Kulani Siweya, SASA’s National Market and Trade Policy Executive, said the current season, which is still ongoing, has seen unusually high sugar imports, particularly from Brazil, Thailand, Guatemala and India.
He said imports have reached 163,000 tonnes so far this season, displacing locally produced sugar. “For every tonne of imported sugar that replaces local sugar, the industry loses about R7,500. Between April and December, this has resulted in losses of around R1.3 billion,” Siweya said.
He added that the volume of imports this season is about 155 per cent higher than last season. With the season still underway and the protection level unresolved, SASA expects further imports in the coming months.
Siweya said SASA submitted its application to ITAC in October 2024, seeking a review of the DBRP. He explained that the current benchmark was last revised in 2018 and no longer reflects rising production costs. As a result, sugar priced below the existing threshold continues to enter the country and undercut local cane farmers.

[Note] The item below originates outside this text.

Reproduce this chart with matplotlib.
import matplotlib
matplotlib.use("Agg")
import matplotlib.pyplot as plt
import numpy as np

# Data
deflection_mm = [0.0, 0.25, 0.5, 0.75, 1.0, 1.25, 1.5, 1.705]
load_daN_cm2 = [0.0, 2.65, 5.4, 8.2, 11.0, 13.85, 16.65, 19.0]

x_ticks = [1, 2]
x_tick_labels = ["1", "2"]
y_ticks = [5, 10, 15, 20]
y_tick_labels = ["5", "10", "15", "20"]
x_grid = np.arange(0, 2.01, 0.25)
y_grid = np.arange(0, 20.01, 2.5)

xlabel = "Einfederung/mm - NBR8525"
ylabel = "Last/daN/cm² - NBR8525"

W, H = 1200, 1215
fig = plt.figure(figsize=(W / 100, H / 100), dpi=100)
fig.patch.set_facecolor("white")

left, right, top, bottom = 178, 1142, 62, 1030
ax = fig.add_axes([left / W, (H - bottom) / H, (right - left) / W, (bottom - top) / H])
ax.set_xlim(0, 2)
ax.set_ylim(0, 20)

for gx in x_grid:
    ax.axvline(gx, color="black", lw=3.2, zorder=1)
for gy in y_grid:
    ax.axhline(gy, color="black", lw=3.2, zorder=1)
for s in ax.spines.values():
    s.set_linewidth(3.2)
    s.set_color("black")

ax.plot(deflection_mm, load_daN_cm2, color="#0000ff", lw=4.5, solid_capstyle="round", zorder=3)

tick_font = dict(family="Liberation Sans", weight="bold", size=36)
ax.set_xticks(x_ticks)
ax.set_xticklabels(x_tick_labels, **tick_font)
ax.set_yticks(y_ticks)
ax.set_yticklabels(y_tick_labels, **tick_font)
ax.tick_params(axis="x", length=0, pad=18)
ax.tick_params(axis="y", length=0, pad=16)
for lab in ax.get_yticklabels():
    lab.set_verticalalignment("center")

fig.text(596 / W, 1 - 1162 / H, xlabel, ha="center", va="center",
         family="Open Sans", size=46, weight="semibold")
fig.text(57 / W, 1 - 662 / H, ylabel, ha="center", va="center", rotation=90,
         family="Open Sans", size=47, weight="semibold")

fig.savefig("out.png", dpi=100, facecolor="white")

“The review process is ongoing,” he said, adding that ITAC has launched an investigation to assess SASA’s request. The commission is also considering a separate application by the Beverage Association of South Africa seeking a reduction in the DBRP.

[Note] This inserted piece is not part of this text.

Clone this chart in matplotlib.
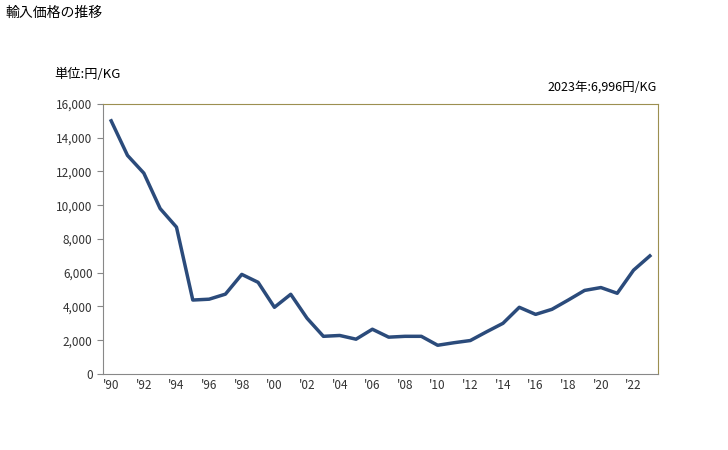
import numpy as np
import matplotlib
matplotlib.use("Agg")
import matplotlib.pyplot as plt
from matplotlib.ticker import FuncFormatter

plt.rcParams['font.family'] = ['Noto Sans CJK JP', 'DejaVu Sans']

years = list(range(1990, 2024))
prices = [15000, 12950, 11900, 9800, 8700, 4380, 4430, 4730, 5900, 5430,
          3950, 4720, 3300, 2230, 2280, 2060, 2650, 2180, 2230, 2230,
          1700, 1850, 1980, 2500, 3000, 3950, 3530, 3830, 4380, 4950,
          5120, 4780, 6150, 6996]
tick_labels = ["'%02d" % (y % 100) for y in years[::2]]

fig = plt.figure(figsize=(7.28, 4.5), dpi=100)
ax = fig.add_axes([0.1415, 0.169, 0.7624, 0.6])

x = np.arange(len(years))
ax.plot(x, prices, color='#2b4b7b', linewidth=2.5, solid_joinstyle='round')

ax.set_xlim(-0.5, len(years) - 0.5)
ax.set_ylim(0, 16000)
ax.set_yticks(range(0, 16001, 2000))
ax.yaxis.set_major_formatter(FuncFormatter(lambda v, p: '{:,.0f}'.format(v)))
ax.set_xticks(x[::2])
ax.set_xticklabels(tick_labels)
ax.tick_params(axis='both', labelsize=8.5, colors='#333333', length=4, width=0.8)
ax.tick_params(axis='x', length=0)
ax.tick_params(axis='y', color='#888888')

for s in ['left', 'bottom']:
    ax.spines[s].set_color('#888888')
for s in ['top', 'right']:
    ax.spines[s].set_color('#9c8f50')

fig.text(0.007, 0.972, '輸入価格の推移', fontsize=10, va='center', ha='left')
fig.text(0.075, 0.835, '単位:円/KG', fontsize=9.5, va='center', ha='left')
fig.text(0.902, 0.806, '2023年:6,996円/KG', fontsize=9, va='center', ha='right')

fig.savefig('out.png', dpi=100)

Siweya said an increase in the DBRP would help stabilise the industry by making imported sugar less competitive against locally produced sugar. This, he added, would reduce imports and offer some protection to domestic producers.
Pratish Sharma, a sugarcane grower from KwaZulu-Natal, said imported sugar has displaced locally produced sugar in the domestic market, leading to lower revenues across the industry. He said reduced earnings have also affected investment levels, making it harder for the sector to survive.
Sharma pointed to recent financial difficulties faced by companies such as Tongaat Hulett, which has applied for provisional liquidation, and Glenhow, which recently exited business rescue.
He said stronger protection through a revised DBRP is needed to support local farmers and stabilise the sugar industry.